The biggest task under his belt is maintaining chemistry with his main facilitator, Russell Westbrook.
The Durant-Westbrook combination is of vital importance to the success of the Thunder this season. The lapses in judgment Westbrook showed last season deep into the playoffs and even in the regular season will haunt OKC drastically with not much time to prove their point.
In the preseason matchup against the Dallas Mavericks—of course without Dirk Nowitzki—the Thunder showed development in the sense that Durant and Westbrook were far more in tune with each other than when their season ended.
The two-time scoring champion of the NBA will come back better and slightly bigger than ever. Getting a little more strength in his lanky frame and becoming more powerful around the rim will pay off in those key matchups against more stacked opponents when the postseason comes under way. His maturity is also a huge reason as to why the OKC Thunder will be the Western Conference’s No. 1 or No. 2 seed.
No matter happens around the league, Durant will always improve and he will always be the Thunder’s go-to guy with his focus solid on the players around him and leading them to the forefront of the league. Their youth has provided questions to how deep they can go against more veteran-stranded franchises, but Durant cancels all of those underlying issues out with the dedication he has to the game and the leadership capabilities that he has yet to reach.
With the acquisition of Chris Paul and Chauncey Billups, the LA Clippers are officially back on the map before anything can truly be said or done in the regular season.
The ideal that held Blake Griffin from being considered for the MVP candidacy last season was that, even though his individual performances were eye-opening, the collective Clippers’ season record was below-average and unacceptable. The MVP of the league must at least be a part of a winning squad to be considered more valuable than anyone else in surrounding cities or beyond.
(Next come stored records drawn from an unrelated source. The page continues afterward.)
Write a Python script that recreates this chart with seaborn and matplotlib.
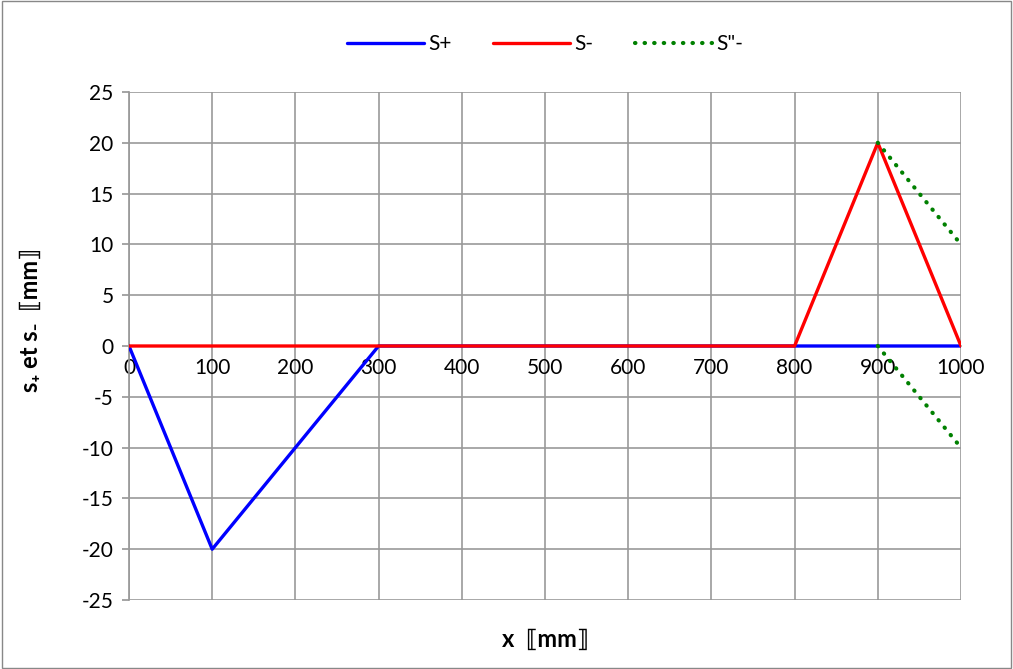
import matplotlib

matplotlib.use("Agg")
import matplotlib.pyplot as plt
import seaborn as sns

# data
X_PLUS = [0, 100, 300, 800, 900, 1000]
S_PLUS = [0, -20, 0, 0, 0, 0]
X_MINUS = [0, 300, 800, 900, 1000]
S_MINUS = [0, 0, 0, 20, 0]
X_SEC_TOP = [900, 1000]
S_SEC_TOP = [20, 10]
X_SEC_BOT = [900, 1000]
S_SEC_BOT = [0, -10]

X_TICKS = list(range(0, 1001, 100))
Y_TICKS = list(range(-25, 26, 5))


def main():
    sns.set_theme(style="white")
    plt.rcParams["font.family"] = ["Lato", "DejaVu Sans"]
    plt.rcParams["axes.unicode_minus"] = False
    plt.rcParams["text.color"] = "black"
    plt.rcParams["xtick.color"] = "black"
    plt.rcParams["ytick.color"] = "black"
    plt.rcParams["axes.labelcolor"] = "black"

    fig = plt.figure(figsize=(10.13, 6.69), dpi=100)
    ax = fig.add_axes([129 / 1013, 69 / 669, 832 / 1013, 508 / 669])

    sns.lineplot(x=X_PLUS, y=S_PLUS, ax=ax, color="#0000ff", lw=2.4,
                 label="S+", sort=False, zorder=4)
    sns.lineplot(x=X_MINUS, y=S_MINUS, ax=ax, color="#ff0000", lw=2.4,
                 label="S-", sort=False, zorder=5)
    sns.lineplot(x=X_SEC_TOP, y=S_SEC_TOP, ax=ax, color="#008000", lw=3,
                 ls=(0, (0.1, 2.2)), dash_capstyle="round", label='S"-',
                 zorder=6)
    sns.lineplot(x=X_SEC_BOT, y=S_SEC_BOT, ax=ax, color="#008000", lw=3,
                 ls=(0, (0.1, 2.2)), dash_capstyle="round", label="_nolegend_",
                 zorder=6)

    ax.set_xlim(0, 1000)
    ax.set_ylim(-25, 25)
    ax.set_xticks(X_TICKS)
    ax.set_yticks(Y_TICKS)
    ax.grid(True, color="#999999", lw=1.2)
    ax.set_axisbelow(True)

    for side in ["top", "right"]:
        ax.spines[side].set_visible(False)
    ax.spines["bottom"].set_position(("data", 0))
    ax.spines["bottom"].set_color("#999999")
    ax.spines["left"].set_color("#999999")
    ax.spines["bottom"].set_zorder(1)
    ax.tick_params(axis="y", left=True, length=5, color="#999999",
                   labelsize=15, pad=6)
    ax.tick_params(axis="x", bottom=False, labelsize=15, pad=3)

    ax.set_ylabel("s\u208a et s\u208b  ⟦mm⟧", fontsize=17, fontweight="bold")
    ax.yaxis.set_label_coords(-0.105, 0.55)
    ax.set_xlabel("x  ⟦mm⟧", fontsize=17, fontweight="bold")
    ax.xaxis.set_label_coords(0.5, -0.055)

    ax.legend(loc="lower center", bbox_to_anchor=(0.5, 1.038), ncol=3,
              frameon=False, fontsize=15, handlelength=3.7,
              handletextpad=0.2, columnspacing=2.0)

    fig.patches.append(plt.Rectangle((0.002, 0.002), 0.996, 0.996,
                                     transform=fig.transFigure, fill=False,
                                     edgecolor="#888888", lw=1))
    fig.savefig("out.png", dpi=100)
    plt.close(fig)


if __name__ == "__main__":
    main()
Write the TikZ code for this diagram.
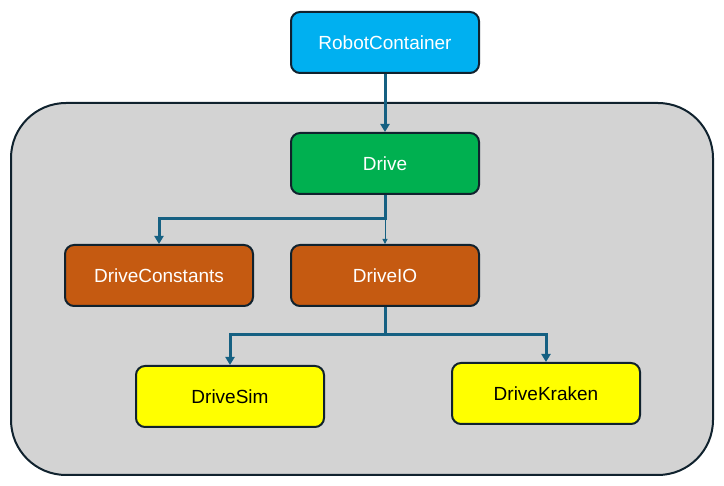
\documentclass[tikz,border=0pt]{standalone}
\usepackage{fontspec}
\setmainfont{Liberation Sans}
\usepackage{tikz}
\usetikzlibrary{arrows.meta}
\usetikzlibrary{positioning}

\definecolor{rcblue}{HTML}{00B0F0}
\definecolor{drivegreen}{HTML}{00B050}
\definecolor{iorange}{HTML}{C55A11}
\definecolor{implyellow}{HTML}{FFFF00}
\definecolor{boxline}{HTML}{10222E}
\definecolor{wireblue}{HTML}{156082}
\definecolor{subgray}{HTML}{D3D3D3}

\begin{document}
\begin{tikzpicture}[x=1pt, y=-1pt, node distance=58pt, line width=2pt,
	>={Triangle[length=8pt,width=9pt]},
	box/.style={draw=boxline, rounded corners=9pt, minimum width=188pt, minimum height=61pt, font=\fontsize{19}{23}\selectfont, text=white},
	wire/.style={draw=wireblue, line width=3pt}]
	\useasboundingbox (0,0) rectangle (724,486);
	
	\node[draw=boxline, fill=subgray, rounded corners=55pt, minimum width=702pt, minimum height=372pt] (subsys) at (362,289) {};
	
	\node[box, fill=rcblue] (rc) at (385,42.5) {RobotContainer};
	\node[box, fill=drivegreen] (drive) [below = 58pt of rc] {Drive};
	\node[box, fill=iorange] (dio) [below = 49pt of drive] {DriveIO};
	\node[box, fill=iorange] (dconst) [left = 36pt of dio] {DriveConstants};
	\node[box, fill=implyellow, text=black] (dsim) [below = 58pt of dio, xshift=-155pt] {DriveSim};
	\node[box, fill=implyellow, text=black] (dkraken) [below = 55pt of dio, xshift=161pt] {DriveKraken};
	
	\coordinate (split1) at (385,219);
	\coordinate (split2) at (385,335);
	
	\draw[wire, ->] (rc) -- (drive);
	\draw[wire, ->] (drive) -- (split1) -| (dconst);
	\draw[draw=wireblue, line width=1pt, -{Triangle[length=5pt,width=5pt]}] (split1) -- (dio);
	\draw[wire, ->] (dio) -- (split2) -| (dsim);
	\draw[wire, ->] (split2) -| (dkraken);
\end{tikzpicture}
\end{document}
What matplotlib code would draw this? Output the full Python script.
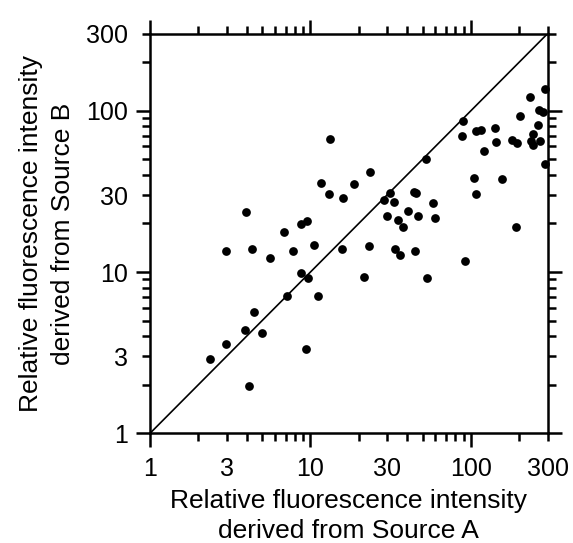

Now that the Clippers are stacked more than they previously had been with the addition of Caron Butler and the aforementioned veterans, Griffin has a great chance at ending this season on a higher note as one of the top five seeds coming out of the West.
It may be a bit premature to designate him the true leader of the team, but it will most definitely be amongst his primary efforts that the Clippers land in the postseason comfortably. It will be a test of his qualities through such a revamped roster and if he performs to the height of his potential, an admission into the MVP candidacy will be well deserved.